SFT also associates a relative invariant of a Legendrian submanifold of a contact manifold known as relative contact homology. Its generators are Reeb chords, which are trajectories of the Reeb vector field beginning and ending on a Lagrangian, and its differential counts certain holomorphic strips in the symplectization of the contact manifold whose ends are asymptotic to given Reeb chords.

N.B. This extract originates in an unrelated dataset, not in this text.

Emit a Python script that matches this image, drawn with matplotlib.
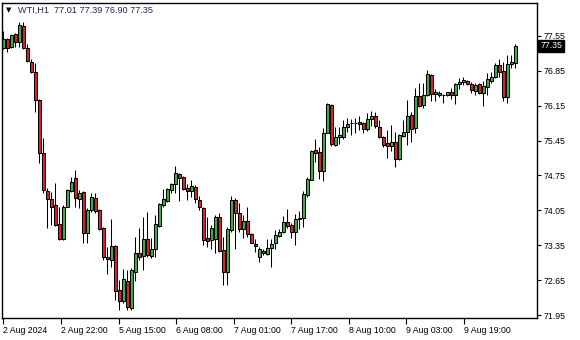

In SFT the contact manifolds can be replaced by mapping tori of symplectic manifolds with symplectomorphisms. While the cylindrical contact homology is well-defined and given by the symplectic Floer homologies of powers of the symplectomorphism, (rational) symplectic field theory and contact homology can be considered as generalized symplectic Floer homologies. In the important case when the symplectomorphism is the time-one map of a time-dependent Hamiltonian, it was however shown that these higher invariants do not contain any further information.

==Floer homotopy==
One conceivable way to construct a Floer homology theory of some object would be to construct a related spectrum whose ordinary homology is the desired Floer homology. Applying other homology theories to such a spectrum could yield other interesting invariants. This strategy was proposed by Ralph Cohen, John Jones, and Graeme Segal, and carried out in certain cases for Seiberg–Witten–Floer homology by Manolescu (2003) and for the symplectic Floer homology of cotangent bundles by Cohen. This approach was the basis of Manolescu's 2013 construction of Pin (2)-equivariant Seiberg–Witten Floer homology, with which he disproved the Triangulation Conjecture for manifolds of dimension 5 and higher.

==Analytic foundations==
Many of these Floer homologies have not been completely and rigorously constructed, and many conjectural equivalences have not been proved. Technical difficulties come up in the analysis involved, especially in constructing compactified moduli spaces of pseudoholomorphic curves. Hofer, in collaboration with Kris Wysocki and Eduard Zehnder, has developed new analytic foundations via their theory of polyfolds and a "general Fredholm theory". While the polyfold project is not yet fully completed, in some important cases transversality was shown using simpler methods.

==Computation==
Floer homologies are generally difficult to compute explicitly. For instance, the symplectic Floer homology for all surface symplectomorphisms was completed only in 2007. The Heegaard Floer homology has been a success story in this regard: researchers have exploited its algebraic structure to compute it for various classes of 3-manifolds and have found combinatorial algorithms for computation
of much of the theory. It is also connected to existing invariants and structures and many insights into 3-manifold topology have resulted.